A trigger would work well. I am not aware of any way of catching an exception raised by a trigger and converting this into a changeset error. Any ideas?

Sounds like a PR if not already supported? :wink:

I have a similar situation, and ended up preloading (with force: true) the association as the simplest solution.

My schema are tightly coupled and the check is on the child record, so separation of concerns wasn’t an issue.

@law Care to elaborate, please?

I need to preload an association in an order before being able to add a line item. I want to only use a changeset to accumulate changes to the order and eventually call Repo.update and I am not willing to make the compromise to do one SQL update on each of my chain-able functions.

However, right now I seriously have no idea how do I do both: (1) preload association(s) in an order and change the underlying changeset’s data field (which is an order) in the process and (2) only use the changeset to fetch the preloaded association(s) and work with them to be able to add a line item to the order.

The goal is:

  1. Chain-able functions that can preload associations and use them to append changes to changesets
  2. Being able to update the database explicitly, after we are done accumulating changes to an order.

Is that even possible with Ecto changesets?

@dimitarvp It sounds like you could use a ‘cast_assoc’ on the parent changeset. This would allow you to insert both the parent and child records together in one Repo call and similarly to update the child and the parent. ‘cast_assoc’ is essentially like casting an entire associations fields into the form of its parent.

It’s possible I’m not 100% understanding your question so in that case, my apologies.

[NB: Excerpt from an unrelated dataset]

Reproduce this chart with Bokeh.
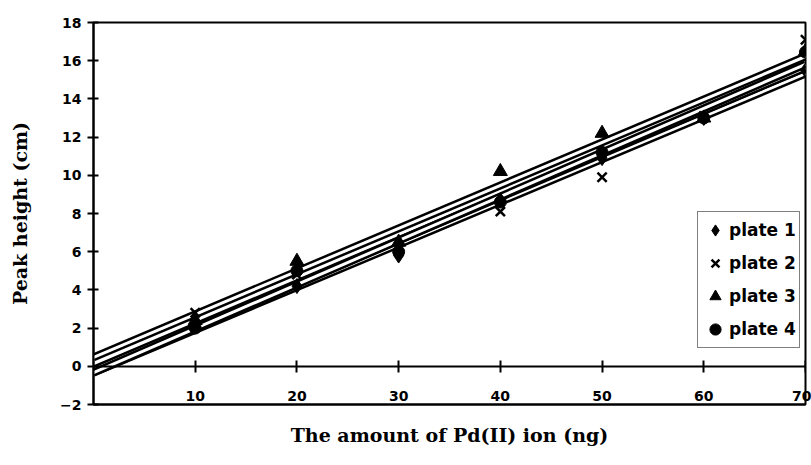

@ideanl Not exactly. My newly created order – not yet persisted anywhere – has a client (a record that already exists inside the DB) and I now want to add a line item to it as well.

However, to add a line item, we need the client info. I think that cast_assoc is used when you are changing your association. I am not looking to change the client. I want to preload it inside the order’s changeset, while it’s still being appended to, because I cannot add a line item changeset without the preloaded client.

The search continues though… Or, sorry if I misunderstood you!

@dimitarvp Ah I think I understand. A solution I can think of is to use a context layer (in Phoenix 1.3 if you use Phoenix). The context layer would create the order or line items for an order while preloading the client itself. A context layer has actually fixed this problem for me by allowing me an extra layer to handle my business logic (including making some Repo calls) while hiding schemas in a lower level.